In the artillery brigade of the III Corps, Clark and his battery served at the Battle of Gettysburg. His guns were deployed in an exposed position near the Peach Orchard on July 2, 1863, but then were moved to safer ground. The battery fired on the Confederate troops advancing from Warfield Ridge before being forced to withdraw. Clark reported that he pulled out when support disappeared on either flank. When Captain George E. Randolph, the brigade's commander, was wounded, Clark became acting commander. He retained brigade command in the Bristoe Campaign. Randolph returned in time for the Battle of Mine Run, and Clark resumed battery command.

When III Corps was abolished, Clark's battery was transferred to the Reserve Artillery in the brigade of Major John A. Tompkins. In that formation, Clark's battery served in the early battles of the Overland Campaign. By the time of the Battle of Cold Harbor, Clark's battery had been transferred to the artillery brigade of II Corps under Colonel John C. Tidball.

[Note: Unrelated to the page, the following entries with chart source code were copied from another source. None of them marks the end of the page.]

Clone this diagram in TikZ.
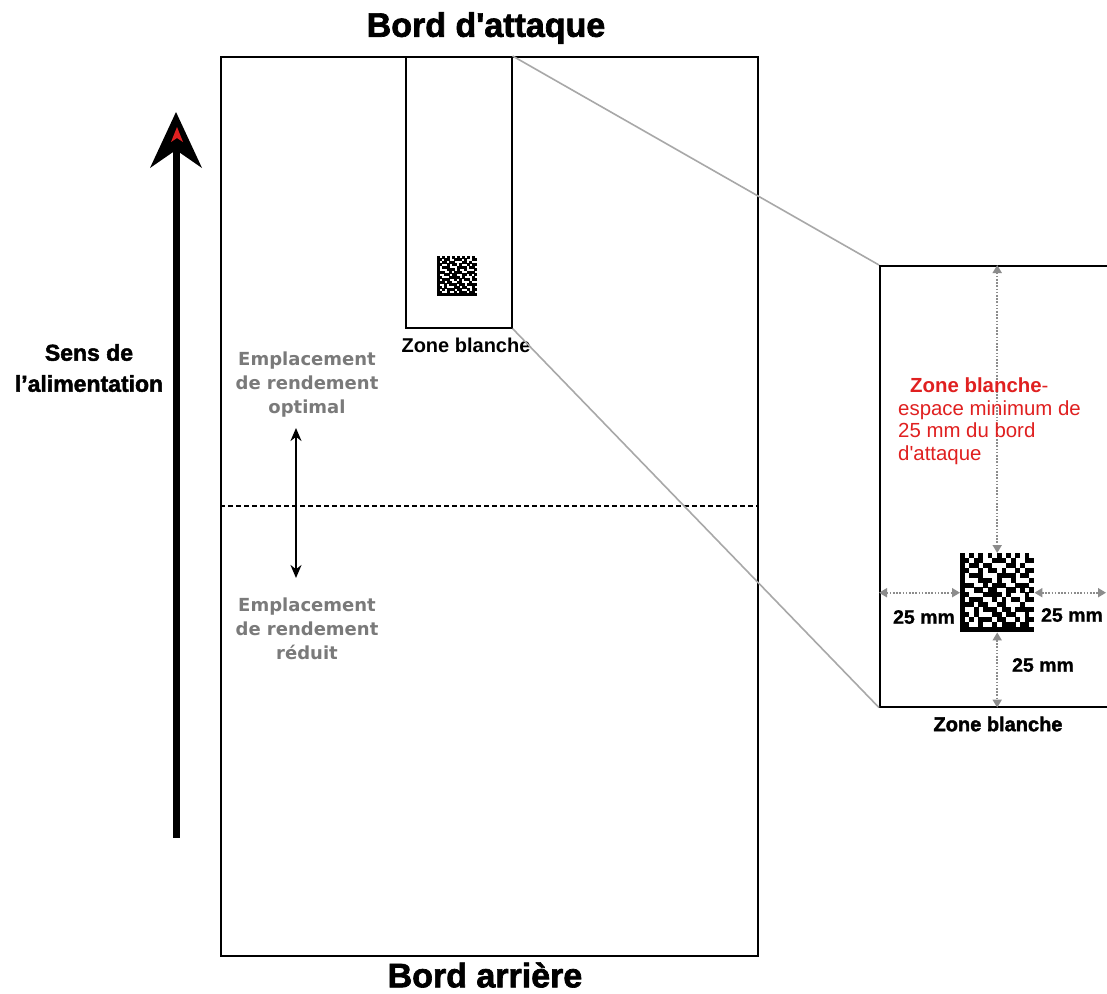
\documentclass[tikz,border=0pt]{standalone}
\usepackage{fontspec}
\setmainfont{Liberation Sans}
\newfontfamily\verd{DejaVu Sans}
\newfontfamily\heavy{Liberation Sans Bold}[RawFeature={embolden=2}]
\newfontfamily\semiheavy{Liberation Sans Bold}[RawFeature={embolden=1}]
\usetikzlibrary{arrows.meta}
\definecolor{redtxt}{HTML}{E02020}
\definecolor{graytxt}{HTML}{7A7A7A}
\definecolor{dotgray}{HTML}{8C8C8C}
\definecolor{linegray}{HTML}{A8A8A8}
\tikzset{
  dm/.pic={
    \foreach \row [count=\r] in {
      {1,0,1,0,1,0,1,0,1,0,1,0,1,0,1,0},
      {1,1,0,1,1,0,0,1,1,1,0,1,0,0,1,1},
      {1,0,1,1,0,1,1,0,0,0,1,1,0,1,0,0},
      {1,1,0,0,1,0,1,1,0,1,0,0,1,0,1,1},
      {1,0,1,1,1,0,0,0,1,1,1,1,0,1,1,0},
      {1,0,0,0,1,1,1,0,1,0,0,1,0,0,0,1},
      {1,1,1,0,0,1,0,1,1,1,0,0,1,1,1,0},
      {1,0,0,1,1,0,1,1,0,0,1,1,0,1,0,1},
      {1,1,0,0,0,1,1,1,1,0,1,0,0,0,1,0},
      {1,0,1,1,1,0,0,1,0,1,0,1,1,0,1,1},
      {1,1,1,0,1,1,0,0,1,1,0,0,0,1,0,0},
      {1,0,0,1,0,1,1,1,0,1,1,0,1,1,1,1},
      {1,1,0,1,0,0,0,1,1,0,1,1,0,0,1,0},
      {1,0,1,0,1,1,1,0,1,1,0,0,1,0,1,1},
      {1,1,0,0,1,0,0,1,0,1,1,1,0,1,1,0},
      {1,1,1,1,1,1,1,1,1,1,1,1,1,1,1,1}}{
      \foreach \c [count=\k] in \row {
        \ifnum\c=1 \fill[black] (\k-1.02,\r-1.02) rectangle (\k,\r); \fi
      }
    }
  },
  boxline/.style={draw, line width=1.6pt, inner sep=0pt, anchor=north west},
  title/.style={font=\heavy\fontsize{34}{38}\selectfont},
  graylbl/.style={font=\verd\fontsize{18}{24}\selectfont\bfseries, text=graytxt, align=center},
  mmlbl/.style={font=\semiheavy\fontsize{19.5}{22}\selectfont},
  redlbl/.style={font=\fontsize{20.4}{23}\selectfont, text=redtxt, anchor=base west, inner sep=0pt},
  dotarrow/.style={draw=dotgray, line width=1.8pt, dash pattern=on 1.6pt off 1.6pt,
    {Triangle[width=9pt,length=8pt]}-{Triangle[width=9pt,length=8pt]}},
  zoomline/.style={draw=linegray, line width=1.6pt},
}
\begin{document}
\begin{tikzpicture}[x=1pt,y=-1pt]
\clip (0,0) rectangle (1107,993);
\fill[white] (0,0) rectangle (1107,993);

% titles
\node[title] (lead) at (486,28) {Bord d\textquotesingle attaque};
\node[title] (trail) at (485,975) {Bord arrière};

% page
\node[boxline, minimum width=537pt, minimum height=899pt] (page) at (220,56) {};
% zone rectangle
\node[boxline, minimum width=106pt, minimum height=271pt] (zone) at (405,56) {};
\node[inner sep=0pt, minimum width=40pt, minimum height=41pt, anchor=north west] (sbc) at (437,256) {};
\pic[scale=2.5] at (437,256) {dm};
\node[font=\fontsize{20}{22}\selectfont\bfseries] (zonetxt) at (466,345) {Zone blanche};

% dashed separator
\coordinate (dl) at (page.west |- 0,506);
\coordinate (dr) at (page.east |- 0,506);
\draw[dashed, dash pattern=on 5pt off 3pt, line width=1.2pt] (dl) -- (dr);

% double arrow
\coordinate (dat) at (296,428);
\coordinate (dab) at (296,578);
\draw[line width=2.2pt, {Stealth[length=13pt,width=11pt]}-{Stealth[length=13pt,width=11pt]}] (dat) -- (dab);

\node[graylbl] (opt) at (307,385) {Emplacement\\de rendement\\optimal};
\node[graylbl] (red) at (307,629) {Emplacement\\de rendement\\réduit};

% feed direction arrow
\fill[black] (172.5,838) rectangle (179.5,150);
\fill[black] (176,112) -- (202,168) -- (176,150) -- (150,168) -- cycle;
\fill[redtxt] (177,127) -- (183,142) -- (177,138) -- (171,142) -- cycle;
\node[font=\heavy\fontsize{23}{31}\selectfont, align=center] (feed) at (89,368) {Sens de\\l’alimentation};

% zoom box
\node[boxline, minimum width=270pt, minimum height=441pt] (zoom) at (879,265) {};
\draw[zoomline] (zone.north east) -- (zoom.north west);
\draw[zoomline] (zone.south east) -- (zoom.south west);

\node[inner sep=0pt, minimum width=74pt, minimum height=79pt, anchor=north west] (bc) at (960,553) {};
\pic[xscale=4.625, yscale=4.94] at (960,553) {dm};

\coordinate (redge) at (1106,0);
\draw[dotarrow] (zoom.north -| bc.north) -- (bc.north);
\draw[dotarrow] (bc.south) -- (zoom.south -| bc.south);
\draw[dotarrow] (zoom.west |- bc.west) -- (bc.west);
\draw[dotarrow] (bc.east) -- (bc.east -| redge);

\node[mmlbl] (mml) at (924,617) {25 mm};
\node[mmlbl] (mmr) at (1072,615) {25 mm};
\node[mmlbl] (mmb) at (1043,665) {25 mm};
\node[font=\heavy\fontsize{20}{22}\selectfont] (zonebot) at (998,724) {Zone blanche};

\node[redlbl] (r1) at (910,392) {\textbf{Zone blanche}-};
\node[redlbl] (r2) at (898,415) {espace minimum de};
\node[redlbl] (r3) at (898,437) {25 mm du bord};
\node[redlbl] (r4) at (898,460) {d\textquotesingle attaque};
\end{tikzpicture}
\end{document}
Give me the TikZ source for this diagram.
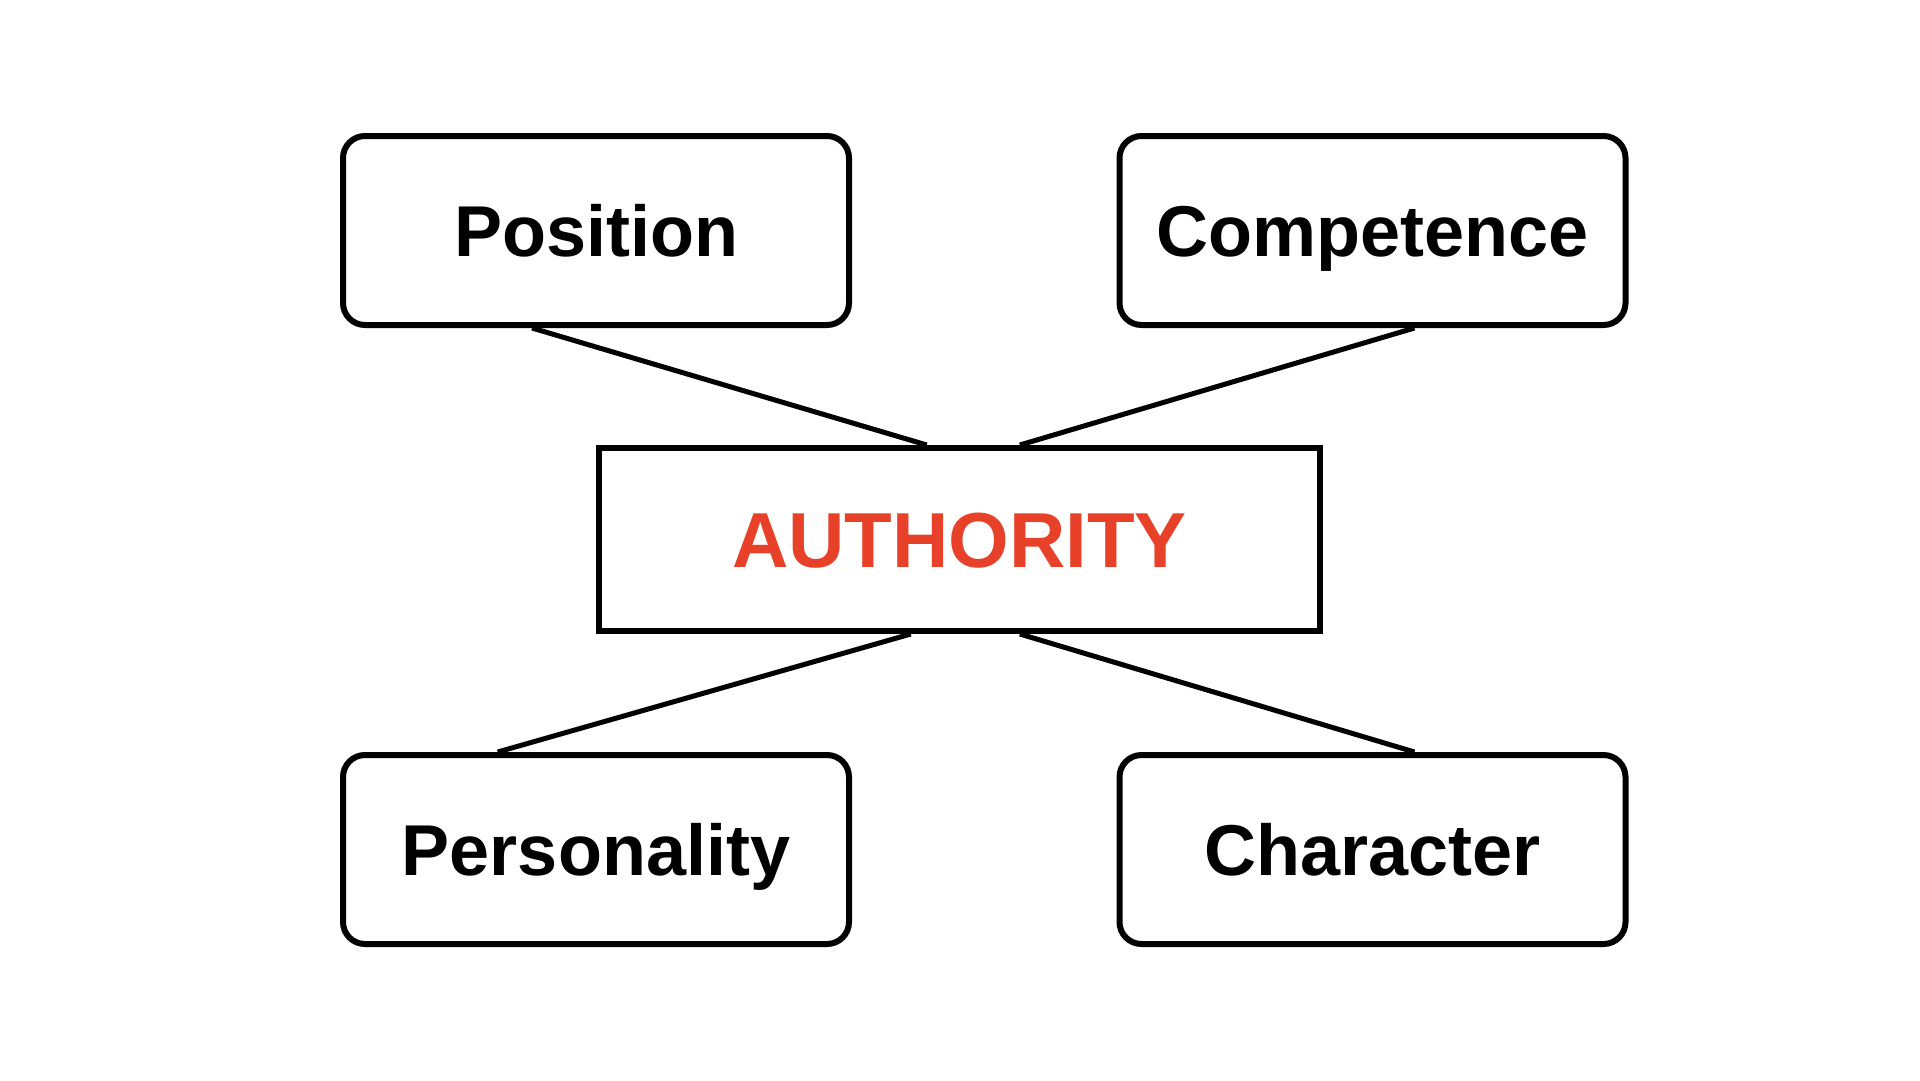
\documentclass[tikz,border=0pt]{standalone}
\usepackage{fontspec}
\setmainfont{Liberation Sans}
\usetikzlibrary{calc}
\definecolor{authred}{HTML}{E8412A}
\begin{document}
\begin{tikzpicture}[x=1pt,y=-1pt,
  box/.style={draw, line width=6pt, rounded corners=22pt, minimum width=506pt, minimum height=189pt, inner sep=0pt,
    font=\bfseries\fontsize{72}{80}\selectfont, text height=52pt, text depth=0pt},
  hub/.style={draw, line width=6pt, minimum width=721pt, minimum height=183pt, inner sep=0pt, text=authred,
    font=\bfseries\fontsize{78}{86}\selectfont, text height=56pt, text depth=0pt},
  link/.style={line width=5pt}]
\fill[white] (0,0) rectangle (1920,1080);
\useasboundingbox (0,0) rectangle (1920,1080);
\node[box] (pos) at (596,230.5) {Position};
\node[box] (comp) at (1372.5,230.5) {Competence};
\node[hub] (auth) at (959.5,539.5) {AUTHORITY};
\node[box] (pers) at (596,849.5) {Personality};
\node[box] (char) at (1372.5,849.5) {Character};
\draw[link] ($(pos.south west)!0.375!(pos.south east)$) -- ($(auth.north west)!0.455!(auth.north east)$);
\draw[link] ($(comp.south west)!0.582!(comp.south east)$) -- ($(auth.north west)!0.583!(auth.north east)$);
\draw[link] ($(auth.south west)!0.433!(auth.south east)$) -- ($(pers.north west)!0.308!(pers.north east)$);
\draw[link] ($(auth.south west)!0.583!(auth.south east)$) -- ($(char.north west)!0.582!(char.north east)$);
\end{tikzpicture}
\end{document}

In the Siege of Petersburg, Clark's battery remained in II Corp under Tidball and then under Colonel John G. Hazard. Clark was slightly wounded at the Second Battle of Ream's Station in 1864. Later he escorted the troops in his battery whose enlistments had expired back to Trenton, New Jersey, before returning to the Petersburg front. Back at Petersburg, Clark was in charge of the artillery on the front lines of II Corps in December 1864.

At the beginning of the Appomattox Campaign, Clark's battery provided support to II Corps troops engaged at the Battle of Sutherland's Station. Following the Confederate surrender, Clark and his command were mustered out on June 16, 1865.

Judson Clark was recommended for promotion more than once, but the most he received was a brevet rank of major, conferred on April 2, 1865, for his service at Petersburg.

==Post war==
After the war, Major Clark served as police chief in Newark. An active Republican, he next was secretary of the Board of Assessment and Revision of Taxes and Receiver of Taxes (ca. 1888). Capt Clark was named to the Board of Assessment and Taxes in 1900. He also was an officer in the New Jersey National Guard. A. Judson Clark died in 1913. He was buried in Evergreen Cemetery, Hillside, New Jersey.
== Sources ==

- Hanifen, Michael, History of Battery B, First New Jersey Artillery, Ottawa, Ill., Republican-times, printers, 1905.
- Pfanz, Harry W., Gettysburg the Second Day, Chapel Hill, University of North Carolina Press, 1987.
- Toombs, Samuel, New Jersey Troops in the Gettysburg Campaign, from June 5 to July 31, 1863, Highstown, N.J.: Longstreet House, 1988.